During low water the groundwater surface may lie 10 m beneath the valley floor, restricting surface flow to the reach between Prestranek and Rakitnik. After prolonged rain or snow-melt the water table rises, springs at Pivšce discharge more than 1,500 litres per second, and the river runs continuously from Zagorje to Postojna Cave. The Upper Pivka also straddles the divide between the Adriatic and Black Sea catchments: part of its groundwater diverts beneath the Javorniki towards the Reka, while the remainder follows the Pivka–Ljubljanica–Sava–Danube route.

==Karst features==

Normal karst groundwater levels fluctuate between 512 and 537 m above sea level, and when the water table breaches the valley floor at least fifteen closed depressions turn into temporary lakes. The largest, Palško jezero, may exceed 1 km^{2} and store more than 1.5 million cubic metres of water yet is usually dry for three-quarters of the year. Petelinjsko jezero, at the lowest elevation of the group, retains water longest—on average six months. Other basins that regularly flood include Jeredovci, Krajnikov dol, Klenško, Radohovo, Parsko, Veliko and Malo Drskovško, Veliko and Malo Zagorsko, Kljunov ribnik, Laneno (Jezero za gradom Kalc), Bačko and Kalško jezero. Peak stages on Palško and Petelinjsko coincide with the period, usually three to six months each year, when the Pivka carries surface flow through Prestranek; maxima occur in the autumn rain season and again in spring with snow-melt.

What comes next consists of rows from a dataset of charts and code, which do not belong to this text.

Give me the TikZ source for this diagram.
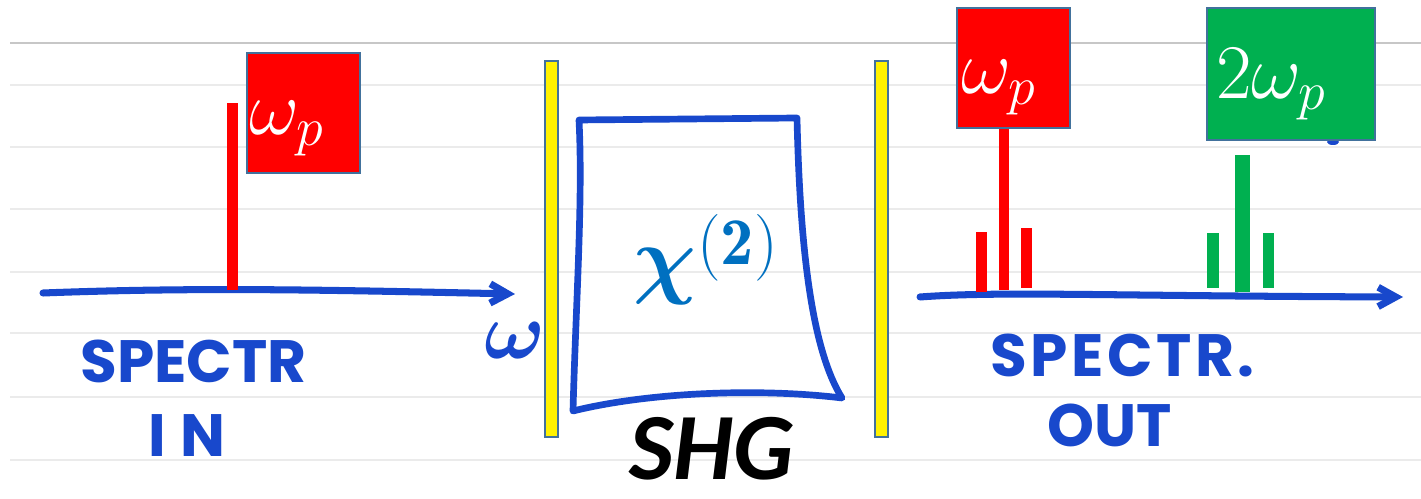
\RequirePackage{fix-cm}
\documentclass[tikz,border=0pt]{standalone}
\usepackage{fontspec}
\newfontfamily\handfont{Poppins}
\newfontfamily\shgfont{Carlito}
\usetikzlibrary{positioning,arrows.meta,calc}

\definecolor{handblue}{RGB}{24,72,204}
\definecolor{chiblue}{RGB}{0,112,192}
\definecolor{boxline}{RGB}{65,113,156}
\definecolor{pumpred}{RGB}{255,0,0}
\definecolor{shgreen}{RGB}{0,176,80}

\tikzset{
  ruled/.style={line width=1.2pt, black!8},
  topline/.style={line width=0.8pt, black!22},
  axis/.style={line width=4pt, handblue, line cap=round, line join=round, ->},
  hand/.style={handblue, inner sep=0pt, anchor=base west, font=\handfont\bfseries\fontsize{34}{34}\selectfont},
  freqbox/.style={draw=boxline, line width=1.2pt, minimum width=2.26cm, minimum height=2.4cm, inner sep=0pt},
  boxtext/.style={text=white, inner sep=0pt, anchor=base west, font=\fontsize{44}{44}\selectfont},
  mirror/.style={draw=boxline, fill=yellow, line width=1pt},
  crystal/.style={draw=handblue, line width=3.8pt, line join=round},
  pumpline/.style={pumpred, line width=6.2pt},
  shgline/.style={shgreen, line width=6.8pt},
}

\begin{document}
\begin{tikzpicture}[x=0.02cm,y=-0.02cm,>={Straight Barb[length=10pt,width=11pt]}]
  \useasboundingbox (0,0) rectangle (1421,499);
  \fill[white] (0,0) rectangle (1421,499);
  % notebook lines
  \draw[topline] (10,43) -- (1421,43);
  \foreach \y in {85,147,209,272,333,397,460}
    \draw[ruled] (10,\y) -- (1421,\y);

  % input spectrum
  \coordinate (inA) at (43,293);
  \coordinate (inB) at (515,294);
  \draw[axis] (inA) .. controls (200,287) and (330,290) .. (inB);
  \draw[pumpline] (232.5,290) -- (232.5,103);
  \node[freqbox, fill=pumpred] (inbox) at (303.5,113) {};
  \node[boxtext] (inlbl) at ($(inbox.south west)+(3,-40)$) {$\omega_p$};
  \node[handblue, inner sep=0pt, font=\fontsize{46}{46}\selectfont\boldmath] (omega) at (515,341) {$\omega$};
  \node[hand] (inname) at (80,383) {SPECTR};
  \node[hand] (inname2) at (148,457) {I\kern0.25em N};

  % mirrors and crystal
  \draw[mirror] (545,61) rectangle (558,437);
  \draw[mirror] (875,61) rectangle (888,437);
  \draw[crystal] (579,120) -- (797,118)
    .. controls (800,250) and (812,350) .. (842,398)
    .. controls (760,388) and (650,392) .. (573,411)
    .. controls (576,300) and (583,200) .. cycle;
  \node[text=chiblue, inner sep=0pt, anchor=base west, font=\fontsize{50}{50}\selectfont\boldmath] (chi) at (633,288) {$\chi$};
  \node[text=chiblue, inner sep=0pt, anchor=base west, font=\fontsize{38}{38}\selectfont] (chisup) at (chi.base east |- 0,265) {$\mathbf{(2)}$};
  \node[inner sep=0pt, anchor=base, font=\shgfont\bfseries\itshape\fontsize{54}{54}\selectfont] (shg) at (712,480) {SHG};

  % output spectrum
  \coordinate (outA) at (920,297);
  \coordinate (outB) at (1403,297);
  \draw[axis] (outA) .. controls (1000,291) and (1100,296) .. (outB);
  \draw[pumpline] (1004,290) -- (1004,128);
  \draw[pumpline] (981.5,292) -- (981.5,232);
  \draw[pumpline] (1026.5,288) -- (1026.5,228);
  \draw[shgline, line width=8.5pt] (1242.5,292) -- (1242.5,155);
  \draw[shgline] (1213,288) -- (1213,233);
  \draw[shgline] (1268.5,288) -- (1268.5,233);
  \fill[handblue] (1333,142) ellipse (6 and 3);
  \node[freqbox, fill=pumpred] (outbox) at (1013.5,68) {};
  \node[boxtext] (outlbl) at ($(outbox.south west)+(5,-36)$) {$\omega_p$};
  \node[freqbox, fill=shgreen, minimum width=3.36cm, minimum height=2.64cm] (shgbox) at (1291,74) {};
  \node[boxtext] (shglbl) at ($(shgbox.south west)+(10,-43)$) {$2\omega_p$};
  \node[hand, font=\handfont\bfseries\fontsize{34}{34}\selectfont\addfontfeatures{LetterSpace=6}] (outname) at (990,377) {SPECTR.};
  \node[hand] (outname2) at (1047,447) {OUT};
\end{tikzpicture}
\end{document}
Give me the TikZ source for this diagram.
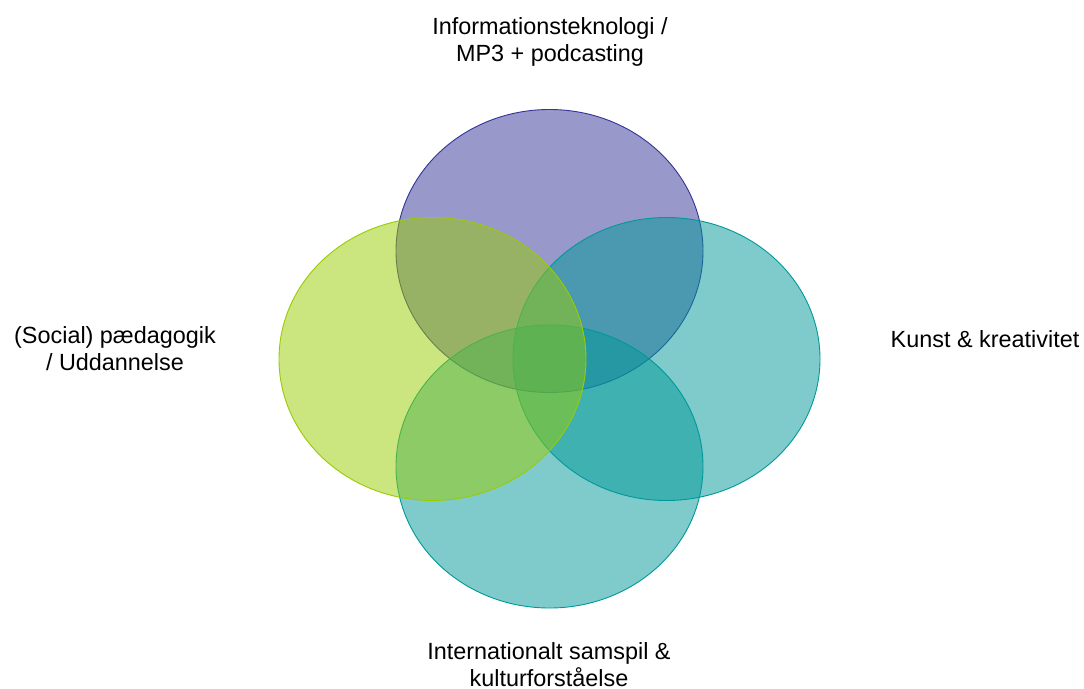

Matijeva jama, on the shore of Palško jezero, is the only substantial accessible water cave in the district. Acting as an estavelle, it can discharge up to 6 cubic metres per second after heavy precipitation yet reverses to swallow the waning flood; in drought its water surface may lie almost 40 m below ground—lower than the riverbed—implying a direct connection with the major karst springs at Malni near Planina. Structurally the area belongs to the External Dinarides, where the Snežnik thrust sheet overrides the Komen sheet. Upper Cretaceous limestone gives way westward to younger limestones and finally to flysch, keeping the impermeable base close to the surface and favouring shallow karstification; the resulting patchy conduit network explains the pronounced groundwater oscillations.

==Conservation==

Because the Upper Pivka lakes and associated karst phenomena form one of Slovenia's most distinctive landscapes, the Municipality of Pivka has proposed their inclusion in the planned Notranjska–Snežnik Regional Park. Formal protection would safeguard both the hydrological regime and the specialised wetland communities that depend upon these intermittent water bodies.